You do not need a massive investment to start riveting. For most garage tinkerers, a high-quality hand-operated rivet gun is the go-to tool. It provides enough leverage to set standard aluminum or steel rivets with ease.

If you are planning on working with larger diameter rivets or stainless steel, you might want to look into a heavy-duty lazy-tongs riveter. These tools provide significantly more mechanical advantage, saving your forearms during long projects.

Here is a quick checklist of what you need to keep on your workbench:

  • Rivet Gun: Choose a model with swappable nose pieces for different diameters.
  • Drill and Bits: You need to create a hole that is just slightly larger than the rivet body.
  • Deburring Tool: Always clean your holes to ensure the rivet head sits flush against the metal.
  • Rivet Assortment: Start with aluminum for general projects and steel for higher strength requirements.

Understanding the Anatomy of a Blind Rivet

To grasp how rivets work, you must look at the three main components of a standard blind rivet. Knowing these parts helps you troubleshoot when a joint feels loose or fails to set properly.

The Rivet Body

The body is the hollow sleeve that does the heavy lifting. It is designed to deform predictably when pressure is applied. Choosing the right material for the body—usually aluminum, steel, or stainless steel—is critical to preventing galvanic corrosion when working with dissimilar metals.

The Mandrel

The mandrel is the “nail” inside the body. Its sole job is to pull the head of the rivet into the sleeve, causing it to bulge. Once the physical limit of the rivet is reached, the mandrel snaps at a pre-engineered “break point.”

The Head

The head sits on the outside of your material. You can choose between standard dome heads or countersunk heads if you need a flush surface. Always ensure your drill hole is the correct size; if the hole is too large, the head might pull through the material entirely under stress.

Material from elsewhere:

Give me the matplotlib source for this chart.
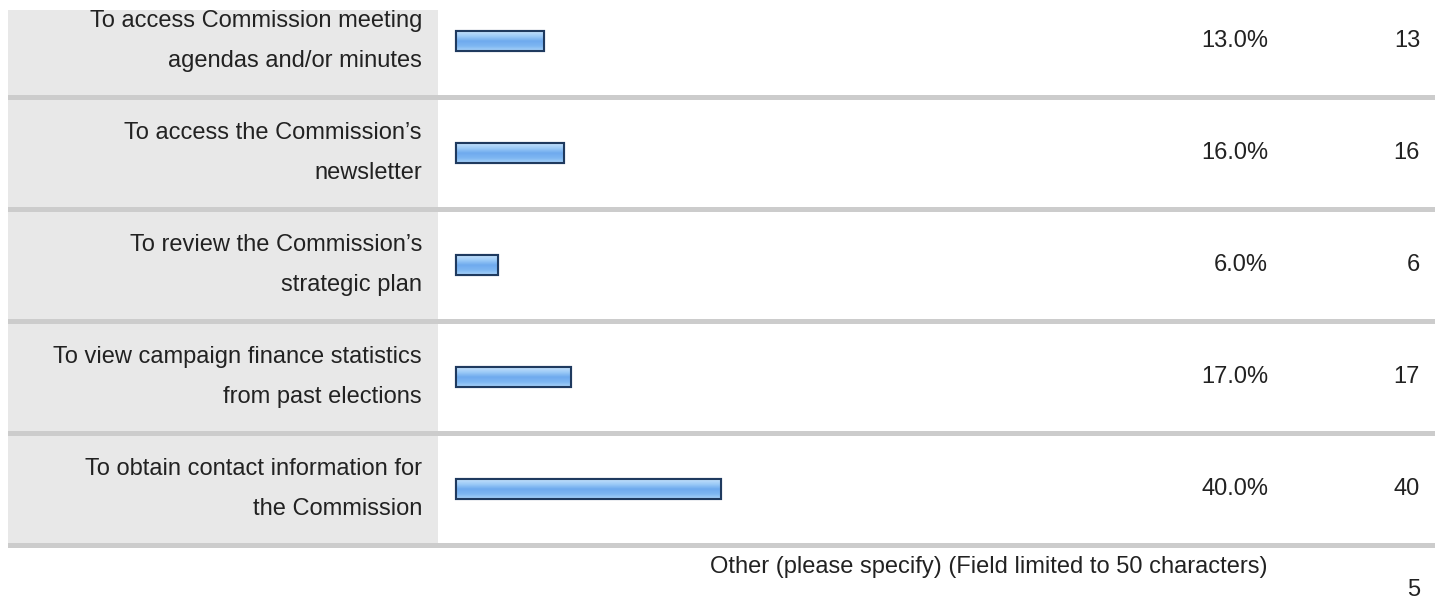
import matplotlib.pyplot as plt
import numpy as np
import matplotlib
matplotlib.rcParams['font.family'] = ['Liberation Sans', 'DejaVu Sans']

# data
labels = ["To access Commission meeting\nagendas and/or minutes",
          "To access the Commission\u2019s\nnewsletter",
          "To review the Commission\u2019s\nstrategic plan",
          "To view campaign finance statistics\nfrom past elections",
          "To obtain contact information for\nthe Commission"]
percents = [13.0, 16.0, 6.0, 17.0, 40.0]
counts = [13, 16, 6, 17, 40]
other_label = "Other (please specify) (Field limited to 50 characters)"
other_count = 5

W, H = 1435, 611
fig = plt.figure(figsize=(W / 100, H / 100), dpi=100)
ax = fig.add_axes([0, 0, 1, 1])
ax.set_xlim(0, W)
ax.set_ylim(H, 0)
ax.axis('off')

pitch = 112
bar_left = 456
px_per_pct = 6.56
bar_h = 20
fs = 17
grad = np.linspace(0, 1, 50).reshape(-1, 1)
cmap = matplotlib.colors.LinearSegmentedColormap.from_list(
    'b', ['#c4e0fb', '#9ccbf7', '#6faaee', '#7db6f2', '#a9d2f8'])

for i, (lab, p, c) in enumerate(zip(labels, percents, counts)):
    top = 10 if i == 0 else 100 + pitch * (i - 1)
    bottom = 95 + pitch * i
    ax.add_patch(plt.Rectangle((8, top), 430, bottom - top, color='#e8e8e8', lw=0))
    ax.add_patch(plt.Rectangle((8, bottom), W - 8, 5, color='#cccccc', lw=0))
    yc = 41 + pitch * i
    ax.text(422, yc, lab, ha='right', va='center', fontsize=fs,
            color='#222222', linespacing=2.1)
    w = p * px_per_pct + 3
    bars = ax.barh([yc], [w], left=bar_left, height=bar_h,
                   facecolor='#8ec2f5', edgecolor='#1f3a5f', linewidth=1.5)
    im = ax.imshow(grad, cmap=cmap, aspect='auto',
                   extent=(bar_left, bar_left + w, yc + bar_h / 2, yc - bar_h / 2), zorder=2)
    im.set_clip_path(bars[0])
    ax.add_patch(plt.Rectangle((bar_left, yc - bar_h / 2), w, bar_h,
                               fill=False, edgecolor='#1f3a5f', lw=1.5, zorder=3))
    ax.text(1268, yc, f"{p:.1f}%", ha='right', va='center', fontsize=fs, color='#222222')
    ax.text(1420, yc, str(c), ha='right', va='center', fontsize=fs, color='#222222')

ax.text(1268, 567, other_label, ha='right', va='center', fontsize=fs, color='#222222')
ax.text(1420, 590, str(other_count), ha='right', va='center', fontsize=fs, color='#222222')

fig.savefig('out.png', dpi=100)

Step-by-Step: Setting Your First Rivet

Installation is straightforward, but the difference between a loose joint and a solid bond comes down to preparation. Follow these steps to ensure every connection is rock-solid.

  1. Clamp Your Work: Never rely on your hands to hold parts together. Use C-clamps or vice grips to hold the pieces in perfect alignment.
  2. Drill the Hole: Use a drill bit that is exactly 1/64 inch larger than the rivet diameter. A hole that is too tight makes insertion difficult, while a hole that is too loose results in a weak joint.
  3. Insert the Rivet: Place the rivet body into the hole. Ensure the head is sitting flush against the surface.
  4. Engage the Gun: Slide the rivet gun onto the mandrel. Pump the handle firmly until you feel the mandrel snap.
  5. Check the Result: The sleeve should be tightly compressed between the head and the newly formed tail on the backside.

Common Mistakes to Avoid

Even experienced makers occasionally run into issues. One of the most common mistakes is using a rivet that is too short for the material thickness. If the sleeve is not long enough to reach through the back of the material, it cannot form a proper “bucked” head.

Another frequent error is failing to hold the gun square to the surface. If you pull the gun at an angle, you risk bending the mandrel or creating an uneven, ugly head. Always keep your tool perfectly perpendicular to your workpiece for the strongest result.

If your rivet spins in the hole after installation, it usually means your hole was too large. In this case, you will need to drill it out and step up to the next size of rivet.

Frequently Asked Questions About How Rivets Work

Can I remove a rivet if I make a mistake?

Yes. Because there are no threads, you simply use a drill bit the same size as the rivet body to drill through the center of the head. Once the head is removed, the rest of the rivet will fall out of the hole, allowing you to start over.

Are rivets stronger than screws?

In terms of shear strength and vibration resistance, rivets often outperform screws. However, they are not designed for tension loads in the same way a bolt is. Use rivets for joining sheets of metal or plastic, and save your bolts for structural assemblies that might need to be disassembled later.

How do I know which size rivet to buy?

Check the grip range on the packaging. Every rivet is rated for a specific thickness of material. If your two pieces of metal combined are 1/8 inch thick, make sure the rivet’s grip range includes that measurement.

Is it possible to use rivets on wood?

While rivets are designed for metal, you can use them on wood if you use a backing washer. The washer prevents the rivet from pulling into the wood fibers when the mandrel is tightened.

Wrapping Up Your Riveting Journey

Mastering how rivets work is one of the most rewarding skills you can add to your DIY repertoire. It is a fast, clean, and incredibly reliable way to join materials that would otherwise require complex welding or awkward bolt-and-nut combinations.

Start small. Practice on some scrap sheet metal until you get a feel for the tension required to snap the mandrel. Once you get that “pop” down, you will find yourself reaching for your rivet gun for everything from custom automotive modifications to household repairs.

Keep your workspace clean, always wear your safety glasses when popping rivets, and don’t be afraid to experiment with different materials. The Jim BoSlice Workshop is all about taking the mystery out of the tools, so get out there and start building something that lasts.